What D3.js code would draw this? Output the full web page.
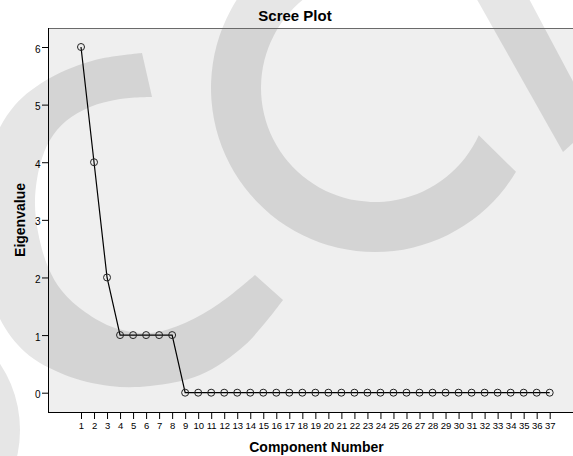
<!DOCTYPE html>
<html>
<head>
<meta charset="utf-8">
<script src="https://cdn.jsdelivr.net/npm/d3@7"></script>
<style>
  html, body { margin: 0; padding: 0; background: #fff; }
  svg { display: block; }
  text { font-family: "Liberation Sans", Arial, sans-serif; }
</style>
</head>
<body>
<script>
// ---- data ----
const components = [1,2,3,4,5,6,7,8,9,10,11,12,13,14,15,16,17,18,19,20,21,22,23,24,25,26,27,28,29,30,31,32,33,34,35,36,37];
const eigenvalues = [6,4,2,1,1,1,1,1,0,0,0,0,0,0,0,0,0,0,0,0,0,0,0,0,0,0,0,0,0,0,0,0,0,0,0,0,0];
const yTicks = [0,1,2,3,4,5,6];
const title = "Scree Plot";
const xTitle = "Component Number";
const yTitle = "Eigenvalue";

// ---- layout ----
const W = 573, H = 456;
const plot = { left: 48, top: 28, right: 590, bottom: 412 };

const svg = d3.select("body").append("svg").attr("width", W).attr("height", H);
svg.append("rect").attr("width", W).attr("height", H).attr("fill", "#fff");

const x = d3.scaleLinear().domain([1, 37]).range([81, 549.7]);
const y = d3.scaleLinear().domain([0, 6]).range([392.7, 47]);

// ---- background watermark (decoration only) ----
function ringPath(cx, cy, rIn, rOut, aOut0, aOut1, aIn0, aIn1) {
  const p = d3.path();
  const c = a => a - Math.PI / 2;
  p.moveTo(cx + rOut * Math.sin(aOut0), cy - rOut * Math.cos(aOut0));
  p.arc(cx, cy, rOut, c(aOut0), c(aOut1), true);
  p.lineTo(cx + rIn * Math.sin(aIn0), cy - rIn * Math.cos(aIn0));
  p.arc(cx, cy, rIn, c(aIn0), c(aIn1), false);
  p.closePath();
  return p.toString();
}
function bandPath(outer, inner) {
  const ln = d3.line().curve(d3.curveCatmullRom.alpha(0.5));
  return ln(outer) + ln(inner).replace(/^M/, "L") + "Z";
}
const TWO_PI = Math.PI * 2;
const c1Outer = [[142,53],[95,60],[50,78],[15,105],[-8,145],[-20,200],[-18,255],[-2,315],[25,352],[65,375],[110,386],[150,386],[200,375],[245,345],[283,300]];
const c1Inner = [[255,275],[220,303],[185,323],[150,333],[115,328],[85,312],[62,291],[48,267],[38,232],[35,200],[40,165],[50,140],[66,121],[90,107],[120,99],[152,97]];
const wmPaths = [
  bandPath(c1Outer, c1Inner),
  ringPath(375, 88, 114, 164, -0.5, 2.107 - TWO_PI, 1.997 - TWO_PI, -0.5),
  "M466,-20L519,-20L595,123L563,152Z",
  d3.arc()({ innerRadius: 0, outerRadius: 120, startAngle: 0, endAngle: TWO_PI })
];
function drawWatermark(g, fill) {
  wmPaths.forEach((d, i) => {
    const el = g.append("path").attr("d", d).attr("fill", fill);
    if (i === 3) el.attr("transform", "translate(-100,430)");
  });
}
drawWatermark(svg.append("g"), "#e6e6e6");

// plot background
svg.append("defs").append("clipPath").attr("id", "plotClip")
  .append("rect").attr("x", plot.left).attr("y", plot.top)
  .attr("width", plot.right - plot.left).attr("height", plot.bottom - plot.top);
svg.append("rect").attr("x", plot.left).attr("y", plot.top)
  .attr("width", plot.right - plot.left).attr("height", plot.bottom - plot.top)
  .attr("fill", "#efefef");
drawWatermark(svg.append("g").attr("clip-path", "url(#plotClip)"), "#d4d4d4");

// ---- axes ----
const yAxis = d3.axisLeft(y).tickValues(yTicks).tickSize(6).tickPadding(1.5).tickFormat(d3.format("d"));
const gy = svg.append("g").attr("transform", `translate(${plot.left},0)`).call(yAxis);
gy.select(".domain").remove();
gy.selectAll(".tick line").attr("stroke", "#000");
gy.selectAll(".tick text").attr("font-size", "10px").attr("fill", "#000")
  .attr("font-family", "'Liberation Sans', Arial, sans-serif").attr("dy", "0.5em");

const xAxis = d3.axisBottom(x).tickValues(components).tickSize(7).tickPadding(3.5).tickFormat(d3.format("d"));
const gx = svg.append("g").attr("transform", `translate(0,${plot.bottom})`).call(xAxis);
gx.select(".domain").remove();
gx.selectAll(".tick line").attr("stroke", "#000");
gx.selectAll(".tick text").attr("font-size", "9.5px").attr("fill", "#000")
  .attr("font-family", "'Liberation Sans', Arial, sans-serif");

// frame lines
svg.append("line").attr("x1", plot.left).attr("x2", W + 5).attr("y1", plot.top + 0.5).attr("y2", plot.top + 0.5)
  .attr("stroke", "#6a6a6a").attr("stroke-width", 1);
svg.append("line").attr("x1", plot.left + 0.5).attr("x2", plot.left + 0.5).attr("y1", plot.top).attr("y2", plot.bottom)
  .attr("stroke", "#000").attr("stroke-width", 1);
svg.append("line").attr("x1", plot.left).attr("x2", W + 5).attr("y1", plot.bottom + 0.5).attr("y2", plot.bottom + 0.5)
  .attr("stroke", "#000").attr("stroke-width", 1);

// ---- data line and markers ----
const pts = components.map((c, i) => [c, eigenvalues[i]]);
svg.append("path").datum(pts)
  .attr("d", d3.line().x(d => x(d[0])).y(d => y(d[1])))
  .attr("fill", "none").attr("stroke", "#000").attr("stroke-width", 1.2);
svg.append("g").selectAll("circle").data(pts).join("circle")
  .attr("cx", d => x(d[0])).attr("cy", d => y(d[1])).attr("r", 3.5)
  .attr("fill", "none").attr("stroke", "#222").attr("stroke-width", 1);

// ---- titles ----
svg.append("text").attr("x", 295).attr("y", 21).attr("text-anchor", "middle")
  .attr("font-size", "15px").attr("font-weight", "bold").attr("fill", "#000").text(title);
svg.append("text").attr("x", 316.5).attr("y", 452).attr("text-anchor", "middle")
  .attr("font-size", "14px").attr("font-weight", "bold").attr("fill", "#000").text(xTitle);
svg.append("text").attr("transform", "translate(25,220) rotate(-90)").attr("text-anchor", "middle")
  .attr("font-size", "14px").attr("font-weight", "bold").attr("fill", "#000").text(yTitle);
</script>
</body>
</html>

## SET EXERCISE
Omit any images, then output the listing exactly.

## FINAL ANSWER
What D3.js code would draw this? Output the full web page.
<!DOCTYPE html>
<html>
<head>
<meta charset="utf-8">
<script src="https://cdn.jsdelivr.net/npm/d3@7"></script>
<style>
  html, body { margin: 0; padding: 0; background: #fff; }
  svg { display: block; }
  text { font-family: "Liberation Sans", Arial, sans-serif; }
</style>
</head>
<body>
<script>
// ---- data ----
const components = [1,2,3,4,5,6,7,8,9,10,11,12,13,14,15,16,17,18,19,20,21,22,23,24,25,26,27,28,29,30,31,32,33,34,35,36,37];
const eigenvalues = [6,4,2,1,1,1,1,1,0,0,0,0,0,0,0,0,0,0,0,0,0,0,0,0,0,0,0,0,0,0,0,0,0,0,0,0,0];
const yTicks = [0,1,2,3,4,5,6];
const title = "Scree Plot";
const xTitle = "Component Number";
const yTitle = "Eigenvalue";

// ---- layout ----
const W = 573, H = 456;
const plot = { left: 48, top: 28, right: 590, bottom: 412 };

const svg = d3.select("body").append("svg").attr("width", W).attr("height", H);
svg.append("rect").attr("width", W).attr("height", H).attr("fill", "#fff");

const x = d3.scaleLinear().domain([1, 37]).range([81, 549.7]);
const y = d3.scaleLinear().domain([0, 6]).range([392.7, 47]);

// ---- background watermark (decoration only) ----
function ringPath(cx, cy, rIn, rOut, aOut0, aOut1, aIn0, aIn1) {
  const p = d3.path();
  const c = a => a - Math.PI / 2;
  p.moveTo(cx + rOut * Math.sin(aOut0), cy - rOut * Math.cos(aOut0));
  p.arc(cx, cy, rOut, c(aOut0), c(aOut1), true);
  p.lineTo(cx + rIn * Math.sin(aIn0), cy - rIn * Math.cos(aIn0));
  p.arc(cx, cy, rIn, c(aIn0), c(aIn1), false);
  p.closePath();
  return p.toString();
}
function bandPath(outer, inner) {
  const ln = d3.line().curve(d3.curveCatmullRom.alpha(0.5));
  return ln(outer) + ln(inner).replace(/^M/, "L") + "Z";
}
const TWO_PI = Math.PI * 2;
const c1Outer = [[142,53],[95,60],[50,78],[15,105],[-8,145],[-20,200],[-18,255],[-2,315],[25,352],[65,375],[110,386],[150,386],[200,375],[245,345],[283,300]];
const c1Inner = [[255,275],[220,303],[185,323],[150,333],[115,328],[85,312],[62,291],[48,267],[38,232],[35,200],[40,165],[50,140],[66,121],[90,107],[120,99],[152,97]];
const wmPaths = [
  bandPath(c1Outer, c1Inner),
  ringPath(375, 88, 114, 164, -0.5, 2.107 - TWO_PI, 1.997 - TWO_PI, -0.5),
  "M466,-20L519,-20L595,123L563,152Z",
  d3.arc()({ innerRadius: 0, outerRadius: 120, startAngle: 0, endAngle: TWO_PI })
];
function drawWatermark(g, fill) {
  wmPaths.forEach((d, i) => {
    const el = g.append("path").attr("d", d).attr("fill", fill);
    if (i === 3) el.attr("transform", "translate(-100,430)");
  });
}
drawWatermark(svg.append("g"), "#e6e6e6");

// plot background
svg.append("defs").append("clipPath").attr("id", "plotClip")
  .append("rect").attr("x", plot.left).attr("y", plot.top)
  .attr("width", plot.right - plot.left).attr("height", plot.bottom - plot.top);
svg.append("rect").attr("x", plot.left).attr("y", plot.top)
  .attr("width", plot.right - plot.left).attr("height", plot.bottom - plot.top)
  .attr("fill", "#efefef");
drawWatermark(svg.append("g").attr("clip-path", "url(#plotClip)"), "#d4d4d4");

// ---- axes ----
const yAxis = d3.axisLeft(y).tickValues(yTicks).tickSize(6).tickPadding(1.5).tickFormat(d3.format("d"));
const gy = svg.append("g").attr("transform", `translate(${plot.left},0)`).call(yAxis);
gy.select(".domain").remove();
gy.selectAll(".tick line").attr("stroke", "#000");
gy.selectAll(".tick text").attr("font-size", "10px").attr("fill", "#000")
  .attr("font-family", "'Liberation Sans', Arial, sans-serif").attr("dy", "0.5em");

const xAxis = d3.axisBottom(x).tickValues(components).tickSize(7).tickPadding(3.5).tickFormat(d3.format("d"));
const gx = svg.append("g").attr("transform", `translate(0,${plot.bottom})`).call(xAxis);
gx.select(".domain").remove();
gx.selectAll(".tick line").attr("stroke", "#000");
gx.selectAll(".tick text").attr("font-size", "9.5px").attr("fill", "#000")
  .attr("font-family", "'Liberation Sans', Arial, sans-serif");

// frame lines
svg.append("line").attr("x1", plot.left).attr("x2", W + 5).attr("y1", plot.top + 0.5).attr("y2", plot.top + 0.5)
  .attr("stroke", "#6a6a6a").attr("stroke-width", 1);
svg.append("line").attr("x1", plot.left + 0.5).attr("x2", plot.left + 0.5).attr("y1", plot.top).attr("y2", plot.bottom)
  .attr("stroke", "#000").attr("stroke-width", 1);
svg.append("line").attr("x1", plot.left).attr("x2", W + 5).attr("y1", plot.bottom + 0.5).attr("y2", plot.bottom + 0.5)
  .attr("stroke", "#000").attr("stroke-width", 1);

// ---- data line and markers ----
const pts = components.map((c, i) => [c, eigenvalues[i]]);
svg.append("path").datum(pts)
  .attr("d", d3.line().x(d => x(d[0])).y(d => y(d[1])))
  .attr("fill", "none").attr("stroke", "#000").attr("stroke-width", 1.2);
svg.append("g").selectAll("circle").data(pts).join("circle")
  .attr("cx", d => x(d[0])).attr("cy", d => y(d[1])).attr("r", 3.5)
  .attr("fill", "none").attr("stroke", "#222").attr("stroke-width", 1);

// ---- titles ----
svg.append("text").attr("x", 295).attr("y", 21).attr("text-anchor", "middle")
  .attr("font-size", "15px").attr("font-weight", "bold").attr("fill", "#000").text(title);
svg.append("text").attr("x", 316.5).attr("y", 452).attr("text-anchor", "middle")
  .attr("font-size", "14px").attr("font-weight", "bold").attr("fill", "#000").text(xTitle);
svg.append("text").attr("transform", "translate(25,220) rotate(-90)").attr("text-anchor", "middle")
  .attr("font-size", "14px").attr("font-weight", "bold").attr("fill", "#000").text(yTitle);
</script>
</body>
</html>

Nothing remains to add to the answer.